The Sigma 50mm f/1.4 Art is the most exciting lens we're likely to review this year. All competing lenses from Canon and Nikon fell short when compared to the resolving power of the 50mm Art. We haven't (yet) tested the very best from Zeiss, but we are confident Sigma will trounce it in one key area: price. This difference is likely to be a yawning chasm. Our expectation for pricing on this lens is for something at least a bit less than Canon's 50mm f/1.2 L, which goes for $1,700; despite a variety of rumors and no official price for the Sigma yet, we're expecting it'll be less than that.

Even if the price is 'merely' even with the best of Canon and Nikon, this lens is easy to recommend. Put simply: it trounces any similar model available for less than $4,000. If it comes in significantly cheaper than the best of Canon and Nikon, Sigma will have made a friend of every full-frame shooter in the land."


Unknown said...

Here we go again.
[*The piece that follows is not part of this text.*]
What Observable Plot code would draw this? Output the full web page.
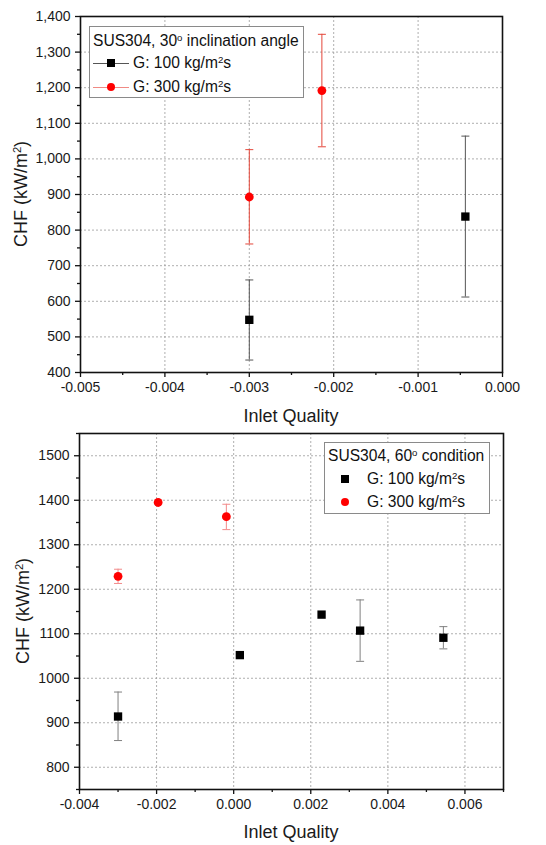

It's like comparing a 2014 car model and was pleasantly 'surprised' it beats one designed a decade ago. Wait till Nikon and Canon come out with their new 50mm and then give them a side by side test. I agree with you though. I doubt the Zeiss is 'worth the money' at $4,000.

Unknown said...

Sometimes, reviewers have a tendency to go overboard and believe their own hype. You are right on the money to point out the obvious flaw in their comparison.

Michael Daniel Ho said...

I think a good reviewer should ask common sense questions first before coming to a conclusion. All automotive reviews are done on competing cars within the same model year. Why should camera equipment be any different? If it is not possible to find comparable year model, then the review should clearly note this difference so the readers are not misled by the results.

Anonymous said...

thanks, good review!

Michael Daniel Ho said...

Still waiting for Canon to announce their replacement to the venerable EF 50mm f/1.4 lens. Why let Sigma have all the fun.